As C Unnikrishnan, Plant Head, points out, the overall CV segment grew by 19.9 per cent during April-March 2018 over the same period the previous year. During this period, demand for cabins increased rapidly and Leyland found that the PTED process was a bottleneck in the entire manufacturing process.

A team comprising shop floor managers and worker associates came up with a proposal through a structured problem-solving method for a ‘live entry and live exit’ of cabs in the existing PTED line to reduce cycle time, which would lead to an increase in capacity. As Unnikrishnan explains, before this Improve project, the cabins were immersed fully in the tank while the electro-deposition process took two minutes and 2.3 minutes was the ‘travel time’ for a cab, an overall cycle time of 4.3 minutes.

In the new process suggested, the electro-deposition starts when the cab enters the tank instead of waiting for a complete immersion. The team also modified the ED oven in such a way as to accommodate eight cabins simultaneously instead of the earlier seven.

Overall, with these improvements, the cycle time for the PTED of cabs was reduced to 3.85 minutes from 4.3 minutes. As a result, the capacity increased from 270 to 300 cabs a day, up 11 per cent.

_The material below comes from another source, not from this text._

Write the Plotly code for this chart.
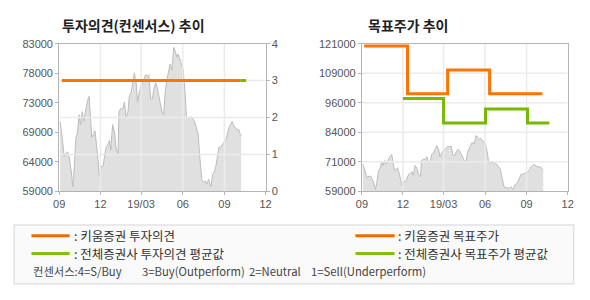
import plotly.graph_objects as go

# ---------------- data ----------------
price_dates = [
    "2018-09-03", "2018-09-06", "2018-09-10", "2018-09-12", "2018-09-14", "2018-09-20",
    "2018-09-24", "2018-09-28", "2018-10-01", "2018-10-04", "2018-10-08", "2018-10-11",
    "2018-10-15", "2018-10-18", "2018-10-22", "2018-10-25", "2018-10-30", "2018-11-02",
    "2018-11-06", "2018-11-09", "2018-11-12", "2018-11-16", "2018-11-19", "2018-11-23",
    "2018-11-27", "2018-11-29", "2018-12-03", "2018-12-07", "2018-12-11", "2018-12-14",
    "2018-12-18", "2018-12-21", "2018-12-24", "2018-12-28", "2019-01-02", "2019-01-04",
    "2019-01-09", "2019-01-11", "2019-01-15", "2019-01-20", "2019-01-23", "2019-01-27",
    "2019-01-31", "2019-02-03", "2019-02-07", "2019-02-10", "2019-02-14", "2019-02-18",
    "2019-02-21", "2019-02-25", "2019-02-28", "2019-03-04", "2019-03-08", "2019-03-11",
    "2019-03-15", "2019-03-18", "2019-03-22", "2019-03-26", "2019-03-29", "2019-04-02",
    "2019-04-05", "2019-04-09", "2019-04-13", "2019-04-16", "2019-04-20", "2019-04-23",
    "2019-04-27", "2019-05-01", "2019-05-04", "2019-05-08", "2019-05-12", "2019-05-15",
    "2019-05-19", "2019-05-22", "2019-05-26", "2019-05-30", "2019-06-02", "2019-06-06",
    "2019-06-09", "2019-06-13", "2019-06-17", "2019-06-20", "2019-06-24", "2019-06-27",
    "2019-07-01", "2019-07-05", "2019-07-08", "2019-07-10", "2019-07-13", "2019-07-17",
    "2019-07-21", "2019-07-24", "2019-07-28", "2019-07-31", "2019-08-02", "2019-08-06",
    "2019-08-10", "2019-08-13", "2019-08-17", "2019-08-20", "2019-08-24", "2019-08-28",
    "2019-08-31", "2019-09-04", "2019-09-08", "2019-09-11", "2019-09-15", "2019-09-18",
    "2019-09-22", "2019-09-26", "2019-09-29", "2019-10-03", "2019-10-06", "2019-10-08",
]
price_values = [
    70350, 68850, 66200, 64600, 65100, 65400,
    64100, 62050, 59700, 62550, 67800, 68300,
    71450, 69850, 71950, 70350, 72450, 73550,
    74450, 71450, 67800, 68300, 68850, 66200,
    62550, 61450, 63050, 63050, 65100, 66200,
    66700, 67250, 65700, 69850, 68250, 66200,
    65100, 71950, 72450, 72450, 73500, 70950,
    71950, 74600, 75100, 76700, 78250, 76650,
    73500, 75100, 76050, 76650, 77450, 77950,
    77750, 77950, 74000, 74000, 75600, 76650,
    76050, 74600, 73500, 71950, 71450, 75100,
    77150, 78750, 79700, 78750, 82400, 81900,
    80800, 81300, 80300, 79700, 78750, 75100,
    71150, 70950, 70950, 71150, 70650, 70350,
    69350, 68250, 65100, 63550, 60950, 60450,
    60650, 60150, 60950, 60150, 59700, 61750,
    62250, 63050, 65100, 66200, 66200, 66700,
    67000, 67250, 68250, 69350, 69850, 70350,
    69550, 69350, 69050, 69050, 68250, 67950,
]

# investment opinion (1~4 scale)
kiwoom_op_dates = ["2018-09-07", "2019-10-06"]
kiwoom_op_values = [3, 3]
consensus_op_dates = ["2019-02-27", "2019-06-05", None, "2019-10-06", "2019-10-19"]
consensus_op_values = [3, 3, None, 3, 3]

# target price (step)
kiwoom_tp_dates = ["2018-09-06", "2018-12-11", "2019-03-10", "2019-06-11", "2019-10-06"]
kiwoom_tp_values = [120000, 100000, 110000, 100000, 100000]
consensus_tp_dates = ["2018-12-01", "2019-03-01", "2019-06-02", "2019-09-03", "2019-10-16", "2019-10-18"]
consensus_tp_values = [98000, 87700, 93600, 87700, 87700, 88300]

# axes
x_tick_dates = ["2018-09-01", "2018-12-01", "2019-03-01", "2019-06-01", "2019-09-01", "2019-12-01"]
x_tick_text = ["09", "12", "19/03", "06", "09", "12"]
left_price_ticks = [59000, 63800, 68600, 73400, 78200, 83000]
left_price_text = ["59000", "64000", "69000", "73000", "78000", "83000"]
opinion_ticks = [0, 1, 2, 3, 4]
right_price_ticks = [59000, 71400, 83800, 96200, 108600, 121000]
right_price_text = ["59000", "71000", "84000", "96000", "109000", "121000"]

# ---------------- style ----------------
W, H = 590, 300
ORANGE = "#ff7300"
ORANGE_LEG = "#ec6c00"
GREEN = "#77b800"
GREEN_LEG = "#80c010"
FILL = "#e0e0e0"
PLINE = "#bcbcbc"
GRID = "#ebebeb"
FRAME = "#b4b4b4"
TICKC = "#555555"
NUMFONT = "Liberation Sans, Arial, sans-serif"
KFONT = "Noto Sans CJK KR, sans-serif"

def px_x(v):
    return v / W

def px_y(v):
    return (H - v) / H

xl_dom = [px_x(54.3), px_x(265)]
xr_dom = [px_x(363.3), px_x(573.3)]
y_dom = [px_y(193), px_y(39.3)]
x_range = [x_tick_dates[0], x_tick_dates[-1]]


def grid_segments(xticks, yticks, xr, yr):
    xs, ys = [], []
    for t in xticks[1:-1]:
        xs += [t, t, None]
        ys += [yr[0], yr[1], None]
    for v in yticks[1:-1]:
        xs += [xr[0], xr[1], None]
        ys += [v, v, None]
    return xs, ys


fig = go.Figure()

# ---- left chart ----
fig.add_trace(go.Scatter(x=price_dates, y=price_values, mode="lines", fill="tozeroy",
                         fillcolor=FILL, line=dict(color=PLINE, width=1),
                         xaxis="x", yaxis="y", showlegend=False, hoverinfo="skip"))
gx, gy = grid_segments(x_tick_dates, opinion_ticks, x_range, [0, 4])
fig.add_trace(go.Scatter(x=gx, y=gy, mode="lines", line=dict(color=GRID, width=1.5),
                         xaxis="x", yaxis="y2", showlegend=False, hoverinfo="skip"))
fig.add_trace(go.Scatter(x=consensus_op_dates, y=consensus_op_values, mode="lines",
                         line=dict(color=GREEN, width=3), connectgaps=False,
                         xaxis="x", yaxis="y2", showlegend=False))
fig.add_trace(go.Scatter(x=kiwoom_op_dates, y=kiwoom_op_values, mode="lines",
                         line=dict(color=ORANGE, width=3),
                         xaxis="x", yaxis="y2", showlegend=False))

# ---- right chart ----
fig.add_trace(go.Scatter(x=price_dates, y=price_values, mode="lines", fill="tozeroy",
                         fillcolor=FILL, line=dict(color=PLINE, width=1),
                         xaxis="x2", yaxis="y3", showlegend=False, hoverinfo="skip"))
gx, gy = grid_segments(x_tick_dates, right_price_ticks, x_range,
                       [right_price_ticks[0], right_price_ticks[-1]])
fig.add_trace(go.Scatter(x=gx, y=gy, mode="lines", line=dict(color=GRID, width=1.5),
                         xaxis="x2", yaxis="y3", showlegend=False, hoverinfo="skip"))
fig.add_trace(go.Scatter(x=consensus_tp_dates, y=consensus_tp_values, mode="lines",
                         line=dict(color=GREEN, width=3, shape="hv"),
                         xaxis="x2", yaxis="y3", showlegend=False))
fig.add_trace(go.Scatter(x=kiwoom_tp_dates, y=kiwoom_tp_values, mode="lines",
                         line=dict(color=ORANGE, width=3, shape="hv"),
                         xaxis="x2", yaxis="y3", showlegend=False))

axis_common = dict(showline=True, linecolor=FRAME, linewidth=1, showgrid=False,
                   zeroline=False, ticks="outside", ticklen=3, tickcolor=FRAME,
                   tickfont=dict(family=NUMFONT, size=11, color=TICKC), fixedrange=True)

fig.update_layout(
    width=W, height=H, margin=dict(l=0, r=0, t=0, b=0),
    paper_bgcolor="white", plot_bgcolor="white", showlegend=False,
    xaxis=dict(axis_common, domain=xl_dom, anchor="y", type="date", range=x_range,
               tickmode="array", tickvals=x_tick_dates, ticktext=x_tick_text, mirror=True),
    yaxis=dict(axis_common, domain=y_dom, anchor="x", range=[left_price_ticks[0], left_price_ticks[-1]],
               tickmode="array", tickvals=left_price_ticks, ticktext=left_price_text),
    yaxis2=dict(axis_common, overlaying="y", anchor="x", side="right", range=[0, 4],
                tickmode="array", tickvals=opinion_ticks),
    xaxis2=dict(axis_common, domain=xr_dom, anchor="y3", type="date", range=x_range,
                tickmode="array", tickvals=x_tick_dates, ticktext=x_tick_text, mirror=True),
    yaxis3=dict(axis_common, domain=y_dom, anchor="x2",
                range=[right_price_ticks[0], right_price_ticks[-1]],
                tickmode="array", tickvals=right_price_ticks, ticktext=right_price_text,
                mirror=True),
)

# titles
annotations = [
    dict(text="<b>투자의견(컨센서스) 추이</b>", x=px_x(55), y=px_y(20)),
    dict(text="<b>목표주가 추이</b>", x=px_x(367), y=px_y(20)),
]
for a in annotations:
    a.update(xref="paper", yref="paper", xanchor="left", yanchor="middle", showarrow=False,
             font=dict(family=KFONT, size=14, color="#222222"))

# legend box
shapes = [dict(type="rect", xref="paper", yref="paper", x0=px_x(8.3), x1=px_x(579.5),
               y0=px_y(289.3), y1=px_y(228), fillcolor="#fafafa",
               line=dict(color="#e2e2e2", width=1.5), layer="below")]

legend_items = [
    (": 키움증권 투자의견", ORANGE_LEG, 26, 65, 67.5, 239.3),
    (": 전체증권사 투자의견 평균값", GREEN_LEG, 26, 65, 67.5, 257.7),
    (": 키움증권 목표주가", ORANGE_LEG, 356.7, 396.7, 398.5, 239.3),
    (": 전체증권사 목표주가 평균값", GREEN_LEG, 356.7, 396.7, 398.5, 257.7),
]
for text, col, lx0, lx1, tx, ty in legend_items:
    shapes.append(dict(type="line", xref="paper", yref="paper", x0=px_x(lx0), x1=px_x(lx1),
                       y0=px_y(ty), y1=px_y(ty), line=dict(color=col, width=3)))
    annotations.append(dict(text=text, x=px_x(tx), y=px_y(ty), xref="paper", yref="paper",
                            xanchor="left", yanchor="middle", showarrow=False,
                            font=dict(family=KFONT, size=12.5, color="#333333")))

consensus_notes = [("컨센서스:4=S/Buy", 26), ("3=Buy(Outperform)", 137),
                   ("2=Neutral", 246), ("1=Sell(Underperform)", 309)]
for text, tx in consensus_notes:
    annotations.append(dict(text=text, x=px_x(tx), y=px_y(276), xref="paper", yref="paper",
                            xanchor="left", yanchor="middle", showarrow=False,
                            font=dict(family=KFONT, size=11.3, color="#444444")))

fig.update_layout(annotations=annotations, shapes=shapes)
fig.write_html("out.html")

“It helped us produce 2,000 more vehicles during the fourth quarter of FY 18,” says Unnikrishnan. Apart from that, there was a power saving of 20.8 lakh units a year. The entire exercise cost just ₹10 lakh to implement.

A panel of five external jury members, who posed several incisive questions to the teams, assessed and chose this project as the worthy winner. A grand jury of senior Leyland members also scored the teams, though they could not question them.

“When I joined Leyland in 2005, we were making 63 cabins a day and I thought we were doing a good enough job; today, we do 300 a day and there’s more to come,” says Harihar. As he puts it, there are so many such incremental improvements that all add up to ‘improve’ the overall productivity.